* START Information provided *

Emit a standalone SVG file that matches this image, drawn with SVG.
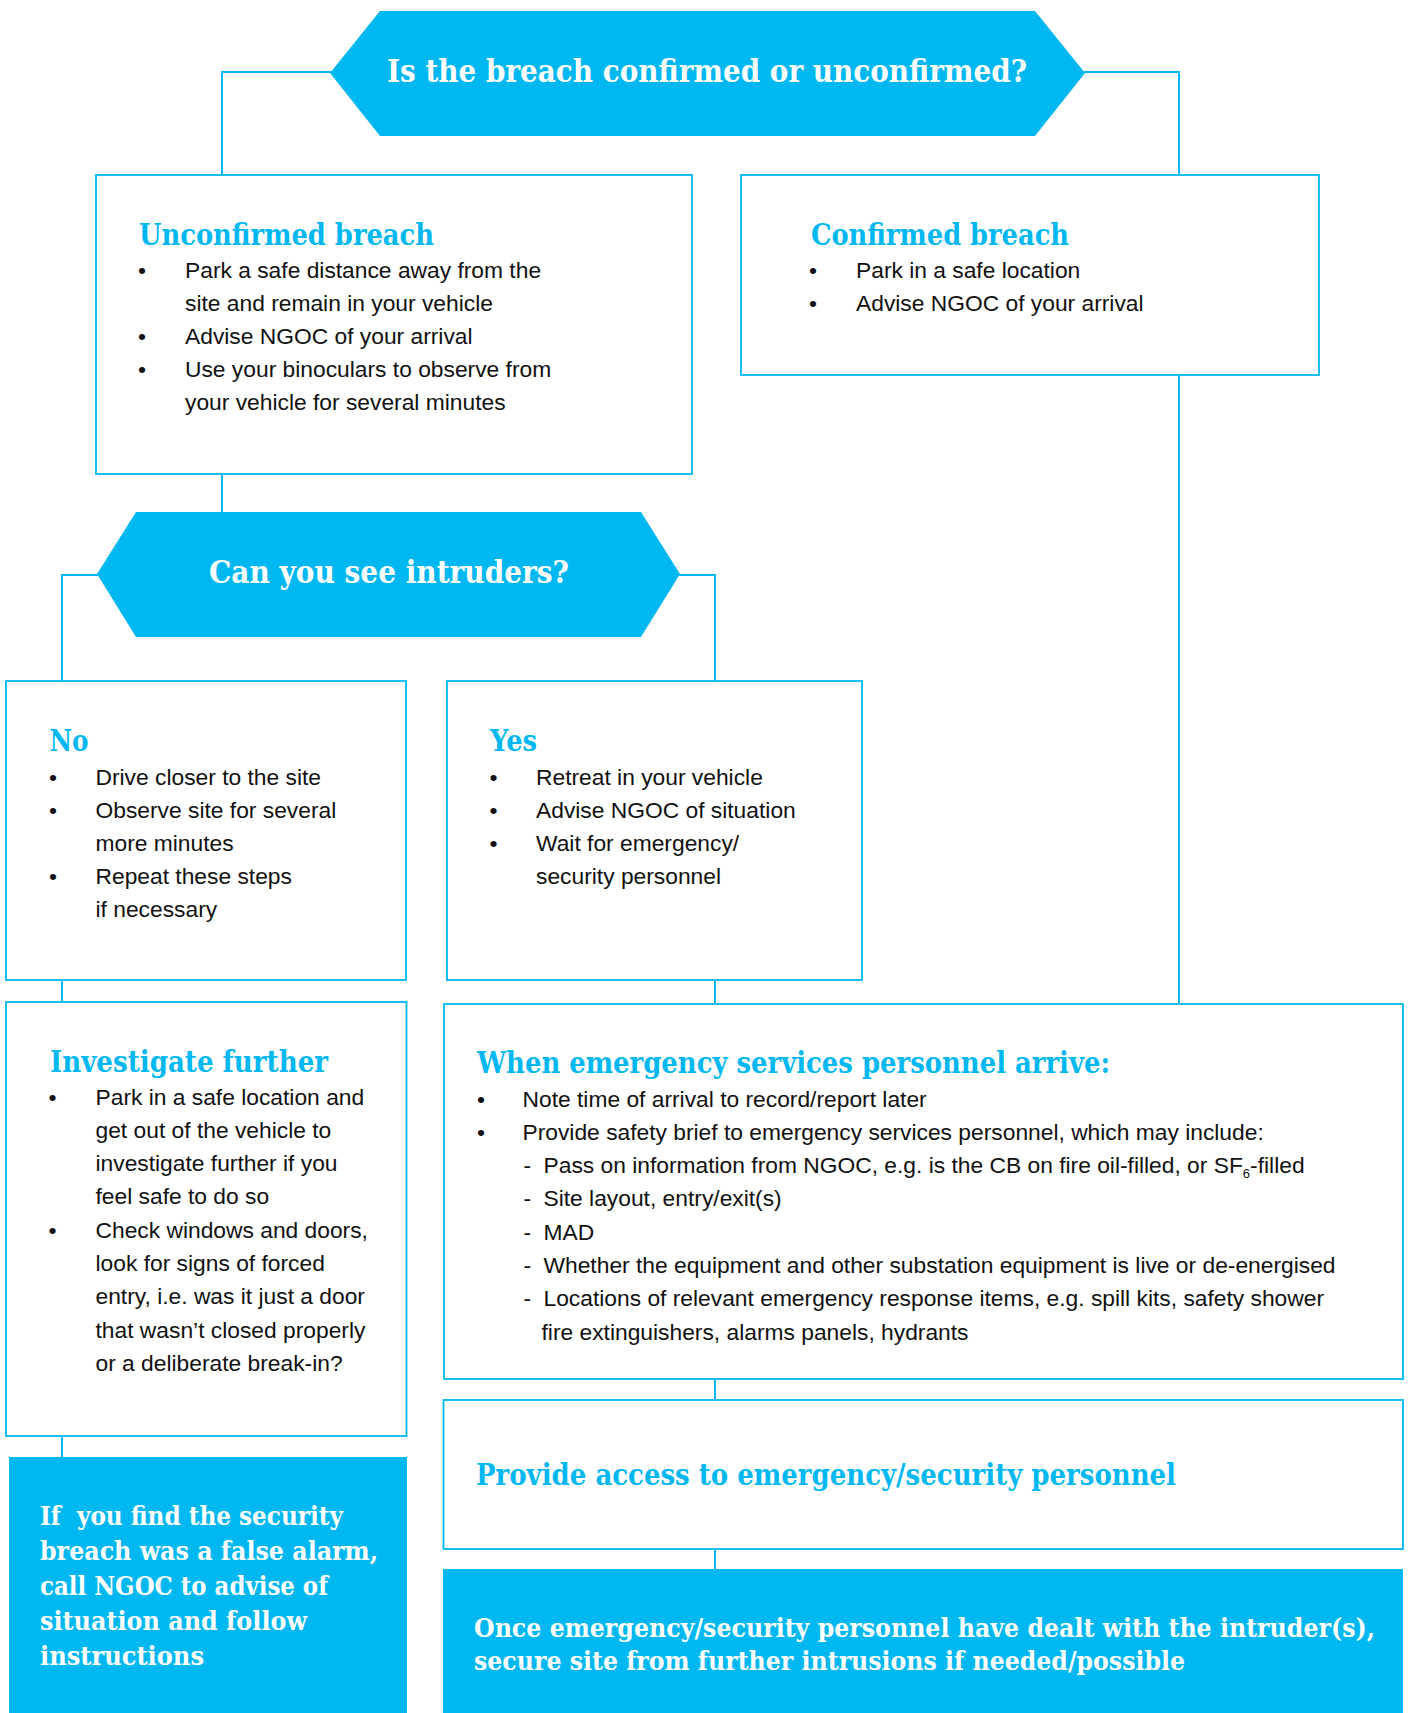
<svg xmlns="http://www.w3.org/2000/svg" width="1408" height="1713" viewBox="0 0 1408 1713">
<style>
.box{fill:#ffffff;stroke:#00b8f1;stroke-width:1.8}
.fill{fill:#00b8f1}
.con{fill:none;stroke:#00b8f1;stroke-width:2}
.t{font-family:"DejaVu Serif","Liberation Serif",serif;font-weight:bold;fill:#00b8f1}
.tw{font-family:"DejaVu Serif","Liberation Serif",serif;font-weight:bold;fill:#ffffff}
.b{font-family:"Liberation Sans",Arial,sans-serif;font-size:22.8px;fill:#111111}
</style>
<rect width="1408" height="1713" fill="#ffffff"/>
<g id="connectors">
<path class="con" d="M222 175 V72 H331"/>
<path class="con" d="M1084 72 H1179 V175"/>
<path class="con" d="M222 474 V512"/>
<path class="con" d="M98 575 H62 V681"/>
<path class="con" d="M679 575 H715 V681"/>
<path class="con" d="M62 980 V1002"/>
<path class="con" d="M715 980 V1004"/>
<path class="con" d="M1179 375 V1004"/>
<path class="con" d="M62 1436 V1457"/>
<path class="con" d="M715 1379 V1400"/>
<path class="con" d="M715 1549 V1569"/>
</g>
<g id="q1">
<polygon class="fill" points="330,73 380,11 1035,11 1085,73 1035,136 380,136"/>
<text class="tw" x="387" y="82" font-size="32" textLength="640" lengthAdjust="spacingAndGlyphs">Is the breach confirmed or unconfirmed?</text>
</g>
<g id="unconfirmed">
<rect class="box" x="96" y="175" width="596" height="299"/>
<text class="t" x="139" y="245" font-size="29" textLength="295" lengthAdjust="spacingAndGlyphs">Unconfirmed breach</text>
<text class="b" x="138" y="278">•</text>
<text class="b" x="185" y="278">Park a safe distance away from the</text>
<text class="b" x="185" y="311">site and remain in your vehicle</text>
<text class="b" x="138" y="344">•</text>
<text class="b" x="185" y="344">Advise NGOC of your arrival</text>
<text class="b" x="138" y="377">•</text>
<text class="b" x="185" y="377">Use your binoculars to observe from</text>
<text class="b" x="185" y="410">your vehicle for several minutes</text>
</g>
<g id="confirmed">
<rect class="box" x="741" y="175" width="578" height="200"/>
<text class="t" x="811" y="245" font-size="29" textLength="258" lengthAdjust="spacingAndGlyphs">Confirmed breach</text>
<text class="b" x="809" y="278">•</text>
<text class="b" x="856" y="278">Park in a safe location</text>
<text class="b" x="809" y="311">•</text>
<text class="b" x="856" y="311">Advise NGOC of your arrival</text>
</g>
<g id="q2">
<polygon class="fill" points="97,574 136,512 641,512 680,574 641,637 136,637"/>
<text class="tw" x="209" y="583" font-size="32" textLength="360" lengthAdjust="spacingAndGlyphs">Can you see intruders?</text>
</g>
<g id="no">
<rect class="box" x="6" y="681" width="400" height="299"/>
<text class="t" x="49.5" y="751" font-size="29" textLength="39" lengthAdjust="spacingAndGlyphs">No</text>
<text class="b" x="49" y="784.5">•</text>
<text class="b" x="95.5" y="784.5">Drive closer to the site</text>
<text class="b" x="49" y="817.5">•</text>
<text class="b" x="95.5" y="817.5">Observe site for several</text>
<text class="b" x="95.5" y="850.5">more minutes</text>
<text class="b" x="49" y="883.5">•</text>
<text class="b" x="95.5" y="883.5">Repeat these steps</text>
<text class="b" x="95.5" y="916.5">if necessary</text>
</g>
<g id="yes">
<rect class="box" x="447" y="681" width="415" height="299"/>
<text class="t" x="490" y="751" font-size="29" textLength="47" lengthAdjust="spacingAndGlyphs">Yes</text>
<text class="b" x="489.5" y="784.5">•</text>
<text class="b" x="536" y="784.5">Retreat in your vehicle</text>
<text class="b" x="489.5" y="817.5">•</text>
<text class="b" x="536" y="817.5">Advise NGOC of situation</text>
<text class="b" x="489.5" y="850.5">•</text>
<text class="b" x="536" y="850.5">Wait for emergency/</text>
<text class="b" x="536" y="883.5">security personnel</text>
</g>
<g id="investigate">
<rect class="box" x="6" y="1002" width="400.5" height="434"/>
<text class="t" x="50" y="1072" font-size="29" textLength="278" lengthAdjust="spacingAndGlyphs">Investigate further</text>
<text class="b" x="48.5" y="1104.5">•</text>
<text class="b" x="95.5" y="1104.5">Park in a safe location and</text>
<text class="b" x="95.5" y="1137.8">get out of the vehicle to</text>
<text class="b" x="95.5" y="1171.1">investigate further if you</text>
<text class="b" x="95.5" y="1204.4">feel safe to do so</text>
<text class="b" x="48.5" y="1237.7">•</text>
<text class="b" x="95.5" y="1237.7">Check windows and doors,</text>
<text class="b" x="95.5" y="1271">look for signs of forced</text>
<text class="b" x="95.5" y="1304.3">entry, i.e. was it just a door</text>
<text class="b" x="95.5" y="1337.6">that wasn’t closed properly</text>
<text class="b" x="95.5" y="1370.9">or a deliberate break-in?</text>
</g>
<g id="falsealarm">
<rect class="fill" x="9" y="1457" width="398" height="256"/>
<text class="tw" x="40" y="1525" font-size="26" textLength="303" lengthAdjust="spacingAndGlyphs">If&#160; you find the security</text>
<text class="tw" x="40" y="1560" font-size="26" textLength="338" lengthAdjust="spacingAndGlyphs">breach was a false alarm,</text>
<text class="tw" x="40" y="1595" font-size="26" textLength="288" lengthAdjust="spacingAndGlyphs">call NGOC to advise of</text>
<text class="tw" x="40" y="1630" font-size="26" textLength="267" lengthAdjust="spacingAndGlyphs">situation and follow</text>
<text class="tw" x="40" y="1665" font-size="26" textLength="164" lengthAdjust="spacingAndGlyphs">instructions</text>
</g>
<g id="emergency">
<rect class="box" x="444" y="1004" width="959" height="375"/>
<text class="t" x="477" y="1073" font-size="29" textLength="633" lengthAdjust="spacingAndGlyphs">When emergency services personnel arrive:</text>
<text class="b" x="477" y="1106.7">•</text>
<text class="b" x="522.5" y="1106.7">Note time of arrival to record/report later</text>
<text class="b" x="477" y="1140">•</text>
<text class="b" x="522.5" y="1140">Provide safety brief to emergency services personnel, which may include:</text>
<text class="b" x="523.5" y="1173">-</text>
<text class="b" x="543.5" y="1173">Pass on information from NGOC, e.g. is the CB on fire oil-filled, or SF<tspan font-size="13" dy="5">6</tspan><tspan dy="-5">-filled</tspan></text>
<text class="b" x="523.5" y="1206.3">-</text>
<text class="b" x="543.5" y="1206.3">Site layout, entry/exit(s)</text>
<text class="b" x="523.5" y="1239.6">-</text>
<text class="b" x="543.5" y="1239.6">MAD</text>
<text class="b" x="523.5" y="1272.9">-</text>
<text class="b" x="543.5" y="1272.9">Whether the equipment and other substation equipment is live or de-energised</text>
<text class="b" x="523.5" y="1306.2">-</text>
<text class="b" x="543.5" y="1306.2">Locations of relevant emergency response items, e.g. spill kits, safety shower</text>
<text class="b" x="541.5" y="1339.5">fire extinguishers, alarms panels, hydrants</text>
</g>
<g id="access">
<rect class="box" x="443.5" y="1400" width="959.5" height="149"/>
<text class="t" x="476" y="1485" font-size="29" textLength="700" lengthAdjust="spacingAndGlyphs">Provide access to emergency/security personnel</text>
</g>
<g id="secure">
<rect class="fill" x="443" y="1569" width="960" height="144"/>
<text class="tw" x="474" y="1637" font-size="26" textLength="901" lengthAdjust="spacingAndGlyphs">Once emergency/security personnel have dealt with the intruder(s),</text>
<text class="tw" x="474" y="1670" font-size="26" textLength="711" lengthAdjust="spacingAndGlyphs">secure site from further intrusions if needed/possible</text>
</g>
</svg>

* END Information provided *

> _Work to complete_: Look through the listing above. Pick out each line with "that" and copy it.

> _The result_:
Emit a standalone SVG file that matches this image, drawn with SVG.
<text class="b" x="95.5" y="1337.6">that wasn’t closed properly</text>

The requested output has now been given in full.